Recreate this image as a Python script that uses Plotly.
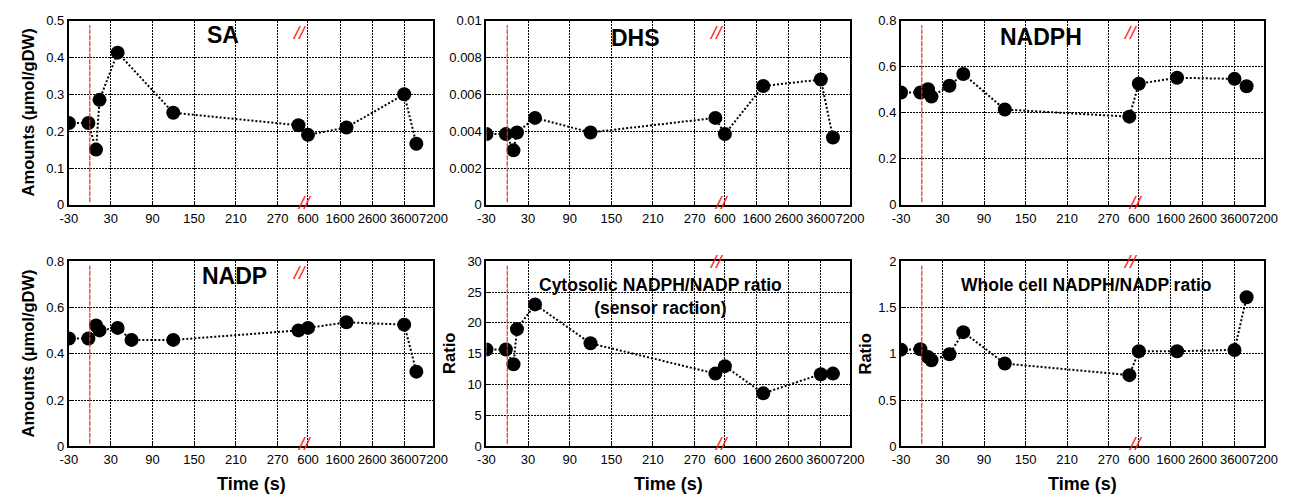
import numpy as np
import plotly.graph_objects as go

# ---------------- data ----------------
TIME = [-30, -2, 9, 14, 40, 60, 120, 300, 600, 1800, 3600, 5100]

SA = [0.222, 0.222, 0.150, 0.285, 0.413, None, 0.250, 0.216, 0.190, 0.210, 0.300, 0.166]
DHS = [0.00384, 0.00384, 0.00296, 0.00393, 0.00472, None, 0.00393, 0.00472, 0.00384, 0.00645, 0.00680, 0.00366]
NADPH = [0.488, 0.488, 0.502, 0.470, 0.517, 0.568, 0.414, 0.383, 0.526, 0.552, 0.547, 0.515]
NADP = [0.466, 0.466, 0.522, 0.501, 0.512, 0.460, 0.460, 0.501, 0.512, 0.536, 0.526, 0.323]
CYTO_RATIO = [15.7, 15.7, 13.3, 19.0, 23.0, None, 16.7, 11.8, 13.0, 8.6, 11.7, 11.8]
WHOLE_RATIO = [1.045, 1.049, 0.965, 0.930, 0.995, 1.234, 0.895, 0.770, 1.028, 1.028, 1.042, 1.610]

X_TICK_LABELS = ["-30", "30", "90", "150", "210", "270", "600", "1600", "2600", "3600", "7200"]
X_TICK_TIMES = [-30, 30, 90, 150, 210, 270, 600, 1600, 2600, 3600, 7200]

# broken time axis: linear -30..300, then compressed 600..3600, 3600..7200
BREAK_T = [-30, 300, 600, 3600, 7200]
BREAK_U = [-30, 300, 313.7, 452, 494]


def tmap(t):
    return float(np.interp(t, BREAK_T, BREAK_U))


PANELS = [
    dict(name="SA", y=SA, ymax=0.5, dtick=0.1, ytitle="Amounts (µmol/gDW)", xtitle=None),
    dict(name="DHS", y=DHS, ymax=0.01, dtick=0.002, ytitle=None, xtitle=None),
    dict(name="NADPH", y=NADPH, ymax=0.8, dtick=0.2, ytitle=None, xtitle=None),
    dict(name="NADP", y=NADP, ymax=0.8, dtick=0.2, ytitle="Amounts (µmol/gDW)", xtitle="Time (s)"),
    dict(name="Cytosolic NADPH/NADP ratio<br>(sensor raction)", y=CYTO_RATIO, ymax=30, dtick=5,
         ytitle="Ratio", xtitle="Time (s)"),
    dict(name="Whole cell NADPH/NADP ratio", y=WHOLE_RATIO, ymax=2, dtick=0.5, ytitle="Ratio", xtitle="Time (s)"),
]

# ---------------- layout geometry (pixels) ----------------
W, H = 1308, 502
COLS = [(61, 432), (486, 856), (908, 1277)]
ROWS = [(14, 204), (262, 453)]
TITLE_POS = [(218, 29, 23), (638, 32, 23), (1050, 31, 23), (230, 277, 23), (663, 298, 17.5), (1097, 287, 17.5)]
TOP_BREAK_Y = [0.935, 0.935, 0.935, 0.94, 1.0, 1.0]
YTITLE_X = [19, None, None, 19, 448, 871]
XTITLE_Y = 492

FONT = "Arial, Liberation Sans, sans-serif"

fig = go.Figure()
layout = dict(
    width=W, height=H, margin=dict(l=0, r=0, t=0, b=0),
    paper_bgcolor="white", plot_bgcolor="white", showlegend=False,
    font=dict(family=FONT, color="black", size=13),
    annotations=[], shapes=[],
)

xu = [tmap(t) for t in TIME]
tick_u = [tmap(t) for t in X_TICK_TIMES]

for i, p in enumerate(PANELS):
    r, c = divmod(i, 3)
    k = "" if i == 0 else str(i + 1)
    xa, ya = "x" + k, "y" + k
    x0, x1 = COLS[c]
    y0, y1 = ROWS[r]
    fig.add_trace(go.Scatter(
        x=xu, y=p["y"], xaxis=xa, yaxis=ya, mode="lines+markers", connectgaps=True,
        line=dict(color="black", width=2, dash="2px,2px"),
        marker=dict(color="black", size=14),
        hoverinfo="skip",
    ))
    axis_common = dict(
        showline=True, linecolor="black", linewidth=2, mirror=True,
        showgrid=True, gridcolor="#000000", gridwidth=1, griddash="2px,1px",
        ticks="inside", ticklen=3, tickcolor="black", zeroline=False,
        tickfont=dict(family=FONT, size=13, color="black"),
    )
    layout["xaxis" + k] = dict(
        axis_common, domain=[x0 / W, x1 / W], anchor=ya,
        range=[BREAK_U[0], BREAK_U[-1]], tickmode="array",
        tickvals=tick_u, ticktext=X_TICK_LABELS, tickangle=0,
    )
    layout["yaxis" + k] = dict(
        axis_common, domain=[1 - y1 / H, 1 - y0 / H], anchor=xa,
        range=[0, p["ymax"]], dtick=p["dtick"], tick0=0,
    )
    if p["ytitle"]:
        layout["annotations"].append(dict(
            text=f"<b>{p['ytitle']}</b>", x=YTITLE_X[i] / W, y=1 - (y0 + y1) / 2 / H,
            xref="paper", yref="paper", textangle=-90, showarrow=False,
            font=dict(size=16.5, color="black", family=FONT), xanchor="center", yanchor="middle",
        ))
    if p["xtitle"]:
        layout["annotations"].append(dict(
            text=f"<b>{p['xtitle']}</b>", x=(x0 + x1) / 2 / W, y=1 - XTITLE_Y / H,
            xref="paper", yref="paper", showarrow=False,
            font=dict(size=18, color="black", family=FONT), xanchor="center", yanchor="middle",
        ))
    tx, ty, ts = TITLE_POS[i]
    layout["annotations"].append(dict(
        text=f"<b>{p['name']}</b>", x=tx / W, y=1 - ty / H, xref="paper", yref="paper",
        showarrow=False, font=dict(size=ts, color="black", family=FONT),
        xanchor="center", yanchor="middle",
    ))
    # break marks
    for bx, by in [(0.632, TOP_BREAK_Y[i]), (0.645, 0.015)]:
        layout["annotations"].append(dict(
            text="<i>//</i>", x=bx, y=by, xref=xa + " domain", yref=ya + " domain",
            showarrow=False, font=dict(size=19, color="#ff1a1a", family=FONT),
            xanchor="center", yanchor="middle",
        ))
    # stimulus time marker (t = 0)
    layout["shapes"].append(dict(
        type="line", xref=xa, yref=ya + " domain", x0=tmap(0), x1=tmap(0), y0=0.015, y1=0.975,
        line=dict(color="#f02a10", width=1.2, dash="5px,1px"),
    ))

fig.update_layout(**layout)
fig.write_html(
    "out.html",
    config={"displayModeBar": False},
    post_script="document.body.style.margin='0px';document.body.style.overflow='hidden';",
)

◇ ◇ ◇ ◇

> _THE PROBLEM_
Copy every line above word for word and exclude the pictures.

> _EXERCISE RESPONSE_
Recreate this image as a Python script that uses Plotly.
import numpy as np
import plotly.graph_objects as go

# ---------------- data ----------------
TIME = [-30, -2, 9, 14, 40, 60, 120, 300, 600, 1800, 3600, 5100]

SA = [0.222, 0.222, 0.150, 0.285, 0.413, None, 0.250, 0.216, 0.190, 0.210, 0.300, 0.166]
DHS = [0.00384, 0.00384, 0.00296, 0.00393, 0.00472, None, 0.00393, 0.00472, 0.00384, 0.00645, 0.00680, 0.00366]
NADPH = [0.488, 0.488, 0.502, 0.470, 0.517, 0.568, 0.414, 0.383, 0.526, 0.552, 0.547, 0.515]
NADP = [0.466, 0.466, 0.522, 0.501, 0.512, 0.460, 0.460, 0.501, 0.512, 0.536, 0.526, 0.323]
CYTO_RATIO = [15.7, 15.7, 13.3, 19.0, 23.0, None, 16.7, 11.8, 13.0, 8.6, 11.7, 11.8]
WHOLE_RATIO = [1.045, 1.049, 0.965, 0.930, 0.995, 1.234, 0.895, 0.770, 1.028, 1.028, 1.042, 1.610]

X_TICK_LABELS = ["-30", "30", "90", "150", "210", "270", "600", "1600", "2600", "3600", "7200"]
X_TICK_TIMES = [-30, 30, 90, 150, 210, 270, 600, 1600, 2600, 3600, 7200]

# broken time axis: linear -30..300, then compressed 600..3600, 3600..7200
BREAK_T = [-30, 300, 600, 3600, 7200]
BREAK_U = [-30, 300, 313.7, 452, 494]


def tmap(t):
    return float(np.interp(t, BREAK_T, BREAK_U))


PANELS = [
    dict(name="SA", y=SA, ymax=0.5, dtick=0.1, ytitle="Amounts (µmol/gDW)", xtitle=None),
    dict(name="DHS", y=DHS, ymax=0.01, dtick=0.002, ytitle=None, xtitle=None),
    dict(name="NADPH", y=NADPH, ymax=0.8, dtick=0.2, ytitle=None, xtitle=None),
    dict(name="NADP", y=NADP, ymax=0.8, dtick=0.2, ytitle="Amounts (µmol/gDW)", xtitle="Time (s)"),
    dict(name="Cytosolic NADPH/NADP ratio<br>(sensor raction)", y=CYTO_RATIO, ymax=30, dtick=5,
         ytitle="Ratio", xtitle="Time (s)"),
    dict(name="Whole cell NADPH/NADP ratio", y=WHOLE_RATIO, ymax=2, dtick=0.5, ytitle="Ratio", xtitle="Time (s)"),
]

# ---------------- layout geometry (pixels) ----------------
W, H = 1308, 502
COLS = [(61, 432), (486, 856), (908, 1277)]
ROWS = [(14, 204), (262, 453)]
TITLE_POS = [(218, 29, 23), (638, 32, 23), (1050, 31, 23), (230, 277, 23), (663, 298, 17.5), (1097, 287, 17.5)]
TOP_BREAK_Y = [0.935, 0.935, 0.935, 0.94, 1.0, 1.0]
YTITLE_X = [19, None, None, 19, 448, 871]
XTITLE_Y = 492

FONT = "Arial, Liberation Sans, sans-serif"

fig = go.Figure()
layout = dict(
    width=W, height=H, margin=dict(l=0, r=0, t=0, b=0),
    paper_bgcolor="white", plot_bgcolor="white", showlegend=False,
    font=dict(family=FONT, color="black", size=13),
    annotations=[], shapes=[],
)

xu = [tmap(t) for t in TIME]
tick_u = [tmap(t) for t in X_TICK_TIMES]

for i, p in enumerate(PANELS):
    r, c = divmod(i, 3)
    k = "" if i == 0 else str(i + 1)
    xa, ya = "x" + k, "y" + k
    x0, x1 = COLS[c]
    y0, y1 = ROWS[r]
    fig.add_trace(go.Scatter(
        x=xu, y=p["y"], xaxis=xa, yaxis=ya, mode="lines+markers", connectgaps=True,
        line=dict(color="black", width=2, dash="2px,2px"),
        marker=dict(color="black", size=14),
        hoverinfo="skip",
    ))
    axis_common = dict(
        showline=True, linecolor="black", linewidth=2, mirror=True,
        showgrid=True, gridcolor="#000000", gridwidth=1, griddash="2px,1px",
        ticks="inside", ticklen=3, tickcolor="black", zeroline=False,
        tickfont=dict(family=FONT, size=13, color="black"),
    )
    layout["xaxis" + k] = dict(
        axis_common, domain=[x0 / W, x1 / W], anchor=ya,
        range=[BREAK_U[0], BREAK_U[-1]], tickmode="array",
        tickvals=tick_u, ticktext=X_TICK_LABELS, tickangle=0,
    )
    layout["yaxis" + k] = dict(
        axis_common, domain=[1 - y1 / H, 1 - y0 / H], anchor=xa,
        range=[0, p["ymax"]], dtick=p["dtick"], tick0=0,
    )
    if p["ytitle"]:
        layout["annotations"].append(dict(
            text=f"<b>{p['ytitle']}</b>", x=YTITLE_X[i] / W, y=1 - (y0 + y1) / 2 / H,
            xref="paper", yref="paper", textangle=-90, showarrow=False,
            font=dict(size=16.5, color="black", family=FONT), xanchor="center", yanchor="middle",
        ))
    if p["xtitle"]:
        layout["annotations"].append(dict(
            text=f"<b>{p['xtitle']}</b>", x=(x0 + x1) / 2 / W, y=1 - XTITLE_Y / H,
            xref="paper", yref="paper", showarrow=False,
            font=dict(size=18, color="black", family=FONT), xanchor="center", yanchor="middle",
        ))
    tx, ty, ts = TITLE_POS[i]
    layout["annotations"].append(dict(
        text=f"<b>{p['name']}</b>", x=tx / W, y=1 - ty / H, xref="paper", yref="paper",
        showarrow=False, font=dict(size=ts, color="black", family=FONT),
        xanchor="center", yanchor="middle",
    ))
    # break marks
    for bx, by in [(0.632, TOP_BREAK_Y[i]), (0.645, 0.015)]:
        layout["annotations"].append(dict(
            text="<i>//</i>", x=bx, y=by, xref=xa + " domain", yref=ya + " domain",
            showarrow=False, font=dict(size=19, color="#ff1a1a", family=FONT),
            xanchor="center", yanchor="middle",
        ))
    # stimulus time marker (t = 0)
    layout["shapes"].append(dict(
        type="line", xref=xa, yref=ya + " domain", x0=tmap(0), x1=tmap(0), y0=0.015, y1=0.975,
        line=dict(color="#f02a10", width=1.2, dash="5px,1px"),
    ))

fig.update_layout(**layout)
fig.write_html(
    "out.html",
    config={"displayModeBar": False},
    post_script="document.body.style.margin='0px';document.body.style.overflow='hidden';",
)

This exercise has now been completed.